• **Given task**
Every record must appear in your copy exactly as written, with no pictures.

(Items listed in a dataset)
====================

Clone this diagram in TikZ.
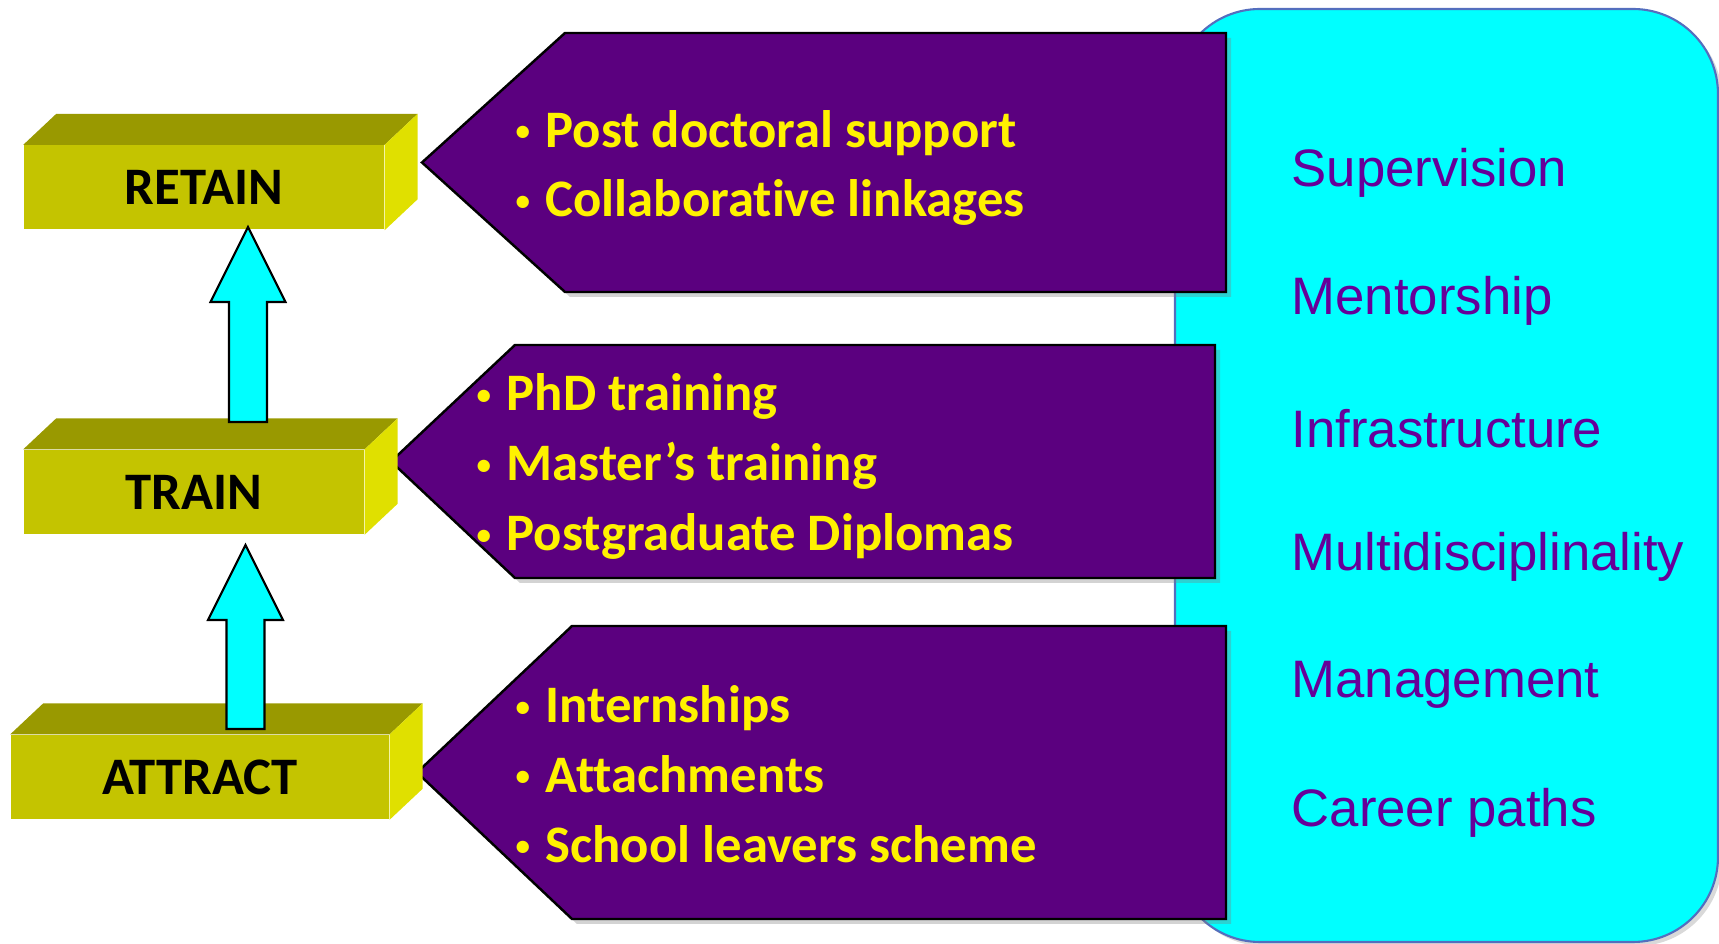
\documentclass[tikz,border=0pt]{standalone}
\usepackage{fontspec}
\setmainfont{Carlito}[Ligatures=NoCommon]
\newfontfamily\arialfont{Liberation Sans}
\usetikzlibrary{positioning, calc, shadows}
\definecolor{boxfront}{RGB}{196,196,0}
\definecolor{boxtop}{RGB}{153,153,0}
\definecolor{boxside}{RGB}{224,224,0}
\definecolor{calloutpurple}{RGB}{91,0,127}
\definecolor{listpurple}{RGB}{102,0,153}
\definecolor{panelline}{RGB}{84,110,190}
\definecolor{aqua}{RGB}{0,255,255}
\newcommand{\bul}{\makebox[0.30cm][l]{\raisebox{0.12em}{\scalebox{0.55}{•}}}} % small bullet
\tikzset{
stage/.style={ % front face of each yellow block
fill=boxfront, minimum height=0.84cm, inner sep=0pt,
font=\fontsize{15}{17}\selectfont\bfseries},
callout/.style={ % purple pointers
fill=calloutpurple, draw=black, line width=0.7pt,
drop shadow={shadow xshift=0.05cm, shadow yshift=-0.05cm, opacity=0.35}},
panel/.style={ % cyan box on the right
fill=aqua, draw=panelline, line width=0.6pt, rounded corners=0.85cm,
drop shadow={shadow xshift=0.04cm, shadow yshift=-0.04cm, opacity=0.3}},
items/.style={ % yellow bullet lists
text=yellow, anchor=west, align=left, inner sep=0pt,
font=\fontsize{15}{19.9}\selectfont\bfseries},
theme/.style={ % right hand column
text=listpurple, anchor=west, inner sep=0pt,
font=\arialfont\fontsize{15}{18}\selectfont},
blockarrow/.style={ % cyan block arrows
draw=black, fill=aqua, line width=0.6pt,
to path={($(\tikztostart)+(-0.19,0)$) -- ($(\tikztotarget)+(-0.19,-0.75)$)
 -- ($(\tikztotarget)+(-0.375,-0.75)$) -- (\tikztotarget)
 -- ($(\tikztotarget)+(0.375,-0.75)$) -- ($(\tikztotarget)+(0.19,-0.75)$)
 -- ($(\tikztostart)+(0.19,0)$) -- cycle}}
}

\begin{document}
\begin{tikzpicture}
    \useasboundingbox (0,0) rectangle (17.19,9.44);

    \draw[panel] (11.75,0.02) rectangle (17.18,9.35);

    \draw[callout] (4.22,7.815) -- (5.65,9.11) -- (12.26,9.11) -- (12.26,6.52) -- (5.65,6.52) -- cycle;
    \draw[callout] (3.91,4.825) -- (5.15,5.99) -- (12.15,5.99) -- (12.15,3.66) -- (5.15,3.66) -- cycle;
    \draw[callout] (4.17,1.715) -- (5.72,3.18) -- (12.26,3.18) -- (12.26,0.25) -- (5.72,0.25) -- cycle;

    \node[items] (retainlist) at (5.15,7.76) {\bul Post doctoral support\\\bul Collaborative linkages};
    \node[items] (trainlist) at (4.76,4.775) {\bul PhD training\\\bul Master’s training\\\bul Postgraduate Diplomas};
    \node[items] (attractlist) at (5.15,1.70) {\bul Internships\\\bul Attachments\\\bul School leavers scheme};

    \foreach \t [count=\i] in {Supervision, Mentorship, Infrastructure, Multidisciplinality, Management, Career paths}
        \node[theme] (theme\i) at (12.91,{7.71-1.28*(\i-1)}) {\t};

    \node[stage, minimum width=3.60cm] (retain) at (2.04,7.565) {RETAIN};
    \node[stage, minimum width=3.40cm] (train) at (1.94,4.52) {TRAIN};
    \node[stage, minimum width=3.78cm] (attract) at (2.00,1.67) {ATTRACT};

    \foreach \n in {retain,train,attract}{
        \fill[boxtop] (\n.north west) -- ++(0.33,0.31) -- ([shift={(0.33,0.31)}]\n.north east) -- (\n.north east) -- cycle;
        \fill[boxside] (\n.north east) -- ([shift={(0.33,0.31)}]\n.north east) -- ([shift={(0.33,0.31)}]\n.south east) -- (\n.south east) -- cycle;
    }

    \coordinate (trainfoot) at (2.48,5.22);
    \coordinate (retaintip) at (2.48,7.17);
    \coordinate (attractfoot) at (2.455,2.15);
    \coordinate (traintip) at (2.455,3.99);

    \draw[blockarrow] (trainfoot) to (retaintip);
    \draw[blockarrow] (attractfoot) to (traintip);

\end{tikzpicture}
\end{document}
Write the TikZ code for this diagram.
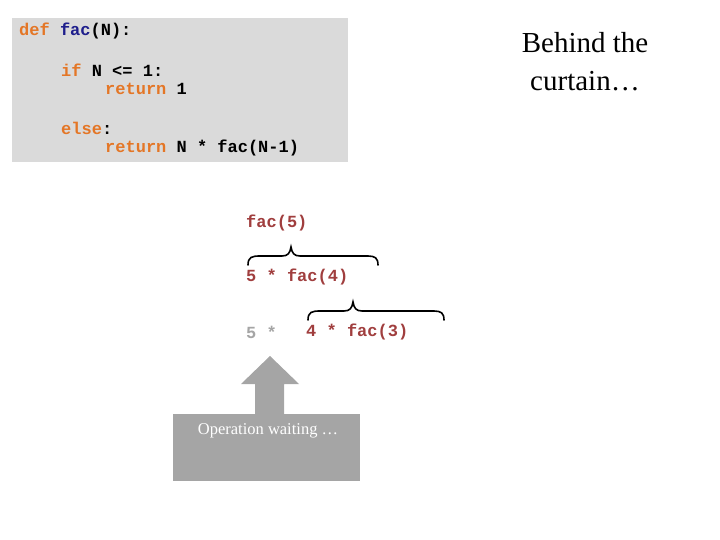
\documentclass[tikz,border=0pt]{standalone}
\usepackage{fontspec}
\setmainfont{Liberation Serif}
\newfontfamily\codef{Liberation Mono}
\definecolor{kw}{RGB}{228,118,38}
\definecolor{fn}{RGB}{30,30,140}
\definecolor{rc}{RGB}{160,62,62}
\definecolor{bg}{RGB}{218,218,218}
\definecolor{ag}{RGB}{165,165,165}
\begin{document}
\begin{tikzpicture}[x=1pt,y=-1pt,
  code/.style={anchor=west,inner sep=0,font=\codef\bfseries\fontsize{17}{17}\selectfont},
  brc/.style={draw=black,line width=1.6pt,line cap=round}]
\useasboundingbox (0,0) rectangle (720,540);
\fill[bg] (12,18) rectangle (348,162);
\node[code] (l1) at (19,31) {\textcolor{kw}{def} \textcolor{fn}{fac}(N):};
\node[code] (l2) at (61,70) {\textcolor{kw}{if} N <= 1:};
\node[code] (l3) at (105,89) {\textcolor{kw}{return} 1};
\node[code] (l4) at (61,128) {\textcolor{kw}{else}:};
\node[code] (l5) at (105,148) {\textcolor{kw}{return} N * fac(N-1)};
\node[align=center,font=\fontsize{29}{38}\selectfont] (t) at (585,62) {Behind the\\curtain…};
\node[code,text=rc] (f5) at (246,223) {fac(5)};
\node[code,text=rc] (f4) at (246,277) {5 * fac(4)};
\node[code,text=ag] (w) at (246,332) {5 *};
\node[code,text=rc] (f3) at (306,332) {4 * fac(3)};
\draw[brc] (248,265) .. controls (248,257) and (252,256) .. (260,256) -- (282,256) .. controls (288,256) and (290,253) .. (291,247)
  .. controls (292,253) and (294,256) .. (300,256) -- (368,256) .. controls (375,256) and (378,258) .. (378,265);
\draw[brc] (308,320) .. controls (308,312) and (312,311) .. (320,311) -- (344,311) .. controls (350,311) and (352,308) .. (353,302)
  .. controls (354,308) and (356,311) .. (362,311) -- (434,311) .. controls (441,311) and (444,313) .. (444,320);
\fill[ag] (173,414) rectangle (360,481);
\node[text=white,font=\fontsize{16.5}{16}\selectfont] (op) at (268,431) {Operation waiting …};
\fill[ag] (255,414) -- (255,384) -- (241,384) -- (270,356) -- (299,384) -- (284,384) -- (284,414) -- cycle;
\end{tikzpicture}
\end{document}
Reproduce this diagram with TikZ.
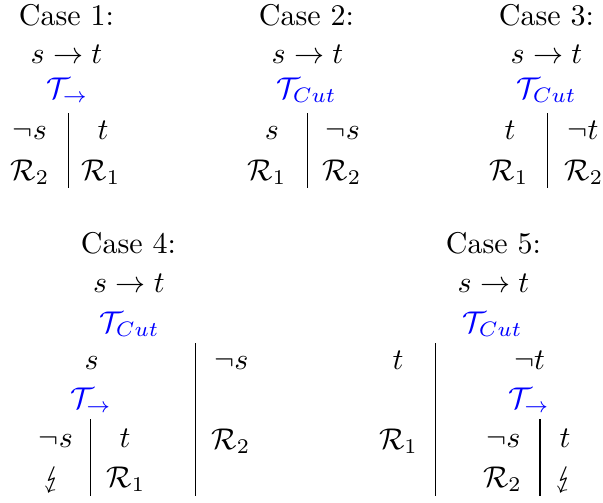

====================

• **Solution to the exercise**
Clone this diagram in TikZ.
\documentclass[tikz,border=0pt]{standalone}
\usepackage{fontspec}
\setmainfont{Carlito}[Ligatures=NoCommon]
\newfontfamily\arialfont{Liberation Sans}
\usetikzlibrary{positioning, calc, shadows}
\definecolor{boxfront}{RGB}{196,196,0}
\definecolor{boxtop}{RGB}{153,153,0}
\definecolor{boxside}{RGB}{224,224,0}
\definecolor{calloutpurple}{RGB}{91,0,127}
\definecolor{listpurple}{RGB}{102,0,153}
\definecolor{panelline}{RGB}{84,110,190}
\definecolor{aqua}{RGB}{0,255,255}
\newcommand{\bul}{\makebox[0.30cm][l]{\raisebox{0.12em}{\scalebox{0.55}{•}}}} % small bullet
\tikzset{
stage/.style={ % front face of each yellow block
fill=boxfront, minimum height=0.84cm, inner sep=0pt,
font=\fontsize{15}{17}\selectfont\bfseries},
callout/.style={ % purple pointers
fill=calloutpurple, draw=black, line width=0.7pt,
drop shadow={shadow xshift=0.05cm, shadow yshift=-0.05cm, opacity=0.35}},
panel/.style={ % cyan box on the right
fill=aqua, draw=panelline, line width=0.6pt, rounded corners=0.85cm,
drop shadow={shadow xshift=0.04cm, shadow yshift=-0.04cm, opacity=0.3}},
items/.style={ % yellow bullet lists
text=yellow, anchor=west, align=left, inner sep=0pt,
font=\fontsize{15}{19.9}\selectfont\bfseries},
theme/.style={ % right hand column
text=listpurple, anchor=west, inner sep=0pt,
font=\arialfont\fontsize{15}{18}\selectfont},
blockarrow/.style={ % cyan block arrows
draw=black, fill=aqua, line width=0.6pt,
to path={($(\tikztostart)+(-0.19,0)$) -- ($(\tikztotarget)+(-0.19,-0.75)$)
 -- ($(\tikztotarget)+(-0.375,-0.75)$) -- (\tikztotarget)
 -- ($(\tikztotarget)+(0.375,-0.75)$) -- ($(\tikztotarget)+(0.19,-0.75)$)
 -- ($(\tikztostart)+(0.19,0)$) -- cycle}}
}

\begin{document}
\begin{tikzpicture}
    \useasboundingbox (0,0) rectangle (17.19,9.44);

    \draw[panel] (11.75,0.02) rectangle (17.18,9.35);

    \draw[callout] (4.22,7.815) -- (5.65,9.11) -- (12.26,9.11) -- (12.26,6.52) -- (5.65,6.52) -- cycle;
    \draw[callout] (3.91,4.825) -- (5.15,5.99) -- (12.15,5.99) -- (12.15,3.66) -- (5.15,3.66) -- cycle;
    \draw[callout] (4.17,1.715) -- (5.72,3.18) -- (12.26,3.18) -- (12.26,0.25) -- (5.72,0.25) -- cycle;

    \node[items] (retainlist) at (5.15,7.76) {\bul Post doctoral support\\\bul Collaborative linkages};
    \node[items] (trainlist) at (4.76,4.775) {\bul PhD training\\\bul Master’s training\\\bul Postgraduate Diplomas};
    \node[items] (attractlist) at (5.15,1.70) {\bul Internships\\\bul Attachments\\\bul School leavers scheme};

    \foreach \t [count=\i] in {Supervision, Mentorship, Infrastructure, Multidisciplinality, Management, Career paths}
        \node[theme] (theme\i) at (12.91,{7.71-1.28*(\i-1)}) {\t};

    \node[stage, minimum width=3.60cm] (retain) at (2.04,7.565) {RETAIN};
    \node[stage, minimum width=3.40cm] (train) at (1.94,4.52) {TRAIN};
    \node[stage, minimum width=3.78cm] (attract) at (2.00,1.67) {ATTRACT};

    \foreach \n in {retain,train,attract}{
        \fill[boxtop] (\n.north west) -- ++(0.33,0.31) -- ([shift={(0.33,0.31)}]\n.north east) -- (\n.north east) -- cycle;
        \fill[boxside] (\n.north east) -- ([shift={(0.33,0.31)}]\n.north east) -- ([shift={(0.33,0.31)}]\n.south east) -- (\n.south east) -- cycle;
    }

    \coordinate (trainfoot) at (2.48,5.22);
    \coordinate (retaintip) at (2.48,7.17);
    \coordinate (attractfoot) at (2.455,2.15);
    \coordinate (traintip) at (2.455,3.99);

    \draw[blockarrow] (trainfoot) to (retaintip);
    \draw[blockarrow] (attractfoot) to (traintip);

\end{tikzpicture}
\end{document}
Write the TikZ code for this diagram.
\documentclass[tikz,border=0pt]{standalone}
\usepackage{fontspec}
\setmainfont{Liberation Serif}
\newfontfamily\codef{Liberation Mono}
\definecolor{kw}{RGB}{228,118,38}
\definecolor{fn}{RGB}{30,30,140}
\definecolor{rc}{RGB}{160,62,62}
\definecolor{bg}{RGB}{218,218,218}
\definecolor{ag}{RGB}{165,165,165}
\begin{document}
\begin{tikzpicture}[x=1pt,y=-1pt,
  code/.style={anchor=west,inner sep=0,font=\codef\bfseries\fontsize{17}{17}\selectfont},
  brc/.style={draw=black,line width=1.6pt,line cap=round}]
\useasboundingbox (0,0) rectangle (720,540);
\fill[bg] (12,18) rectangle (348,162);
\node[code] (l1) at (19,31) {\textcolor{kw}{def} \textcolor{fn}{fac}(N):};
\node[code] (l2) at (61,70) {\textcolor{kw}{if} N <= 1:};
\node[code] (l3) at (105,89) {\textcolor{kw}{return} 1};
\node[code] (l4) at (61,128) {\textcolor{kw}{else}:};
\node[code] (l5) at (105,148) {\textcolor{kw}{return} N * fac(N-1)};
\node[align=center,font=\fontsize{29}{38}\selectfont] (t) at (585,62) {Behind the\\curtain…};
\node[code,text=rc] (f5) at (246,223) {fac(5)};
\node[code,text=rc] (f4) at (246,277) {5 * fac(4)};
\node[code,text=ag] (w) at (246,332) {5 *};
\node[code,text=rc] (f3) at (306,332) {4 * fac(3)};
\draw[brc] (248,265) .. controls (248,257) and (252,256) .. (260,256) -- (282,256) .. controls (288,256) and (290,253) .. (291,247)
  .. controls (292,253) and (294,256) .. (300,256) -- (368,256) .. controls (375,256) and (378,258) .. (378,265);
\draw[brc] (308,320) .. controls (308,312) and (312,311) .. (320,311) -- (344,311) .. controls (350,311) and (352,308) .. (353,302)
  .. controls (354,308) and (356,311) .. (362,311) -- (434,311) .. controls (441,311) and (444,313) .. (444,320);
\fill[ag] (173,414) rectangle (360,481);
\node[text=white,font=\fontsize{16.5}{16}\selectfont] (op) at (268,431) {Operation waiting …};
\fill[ag] (255,414) -- (255,384) -- (241,384) -- (270,356) -- (299,384) -- (284,384) -- (284,414) -- cycle;
\end{tikzpicture}
\end{document}
Reproduce this diagram with TikZ.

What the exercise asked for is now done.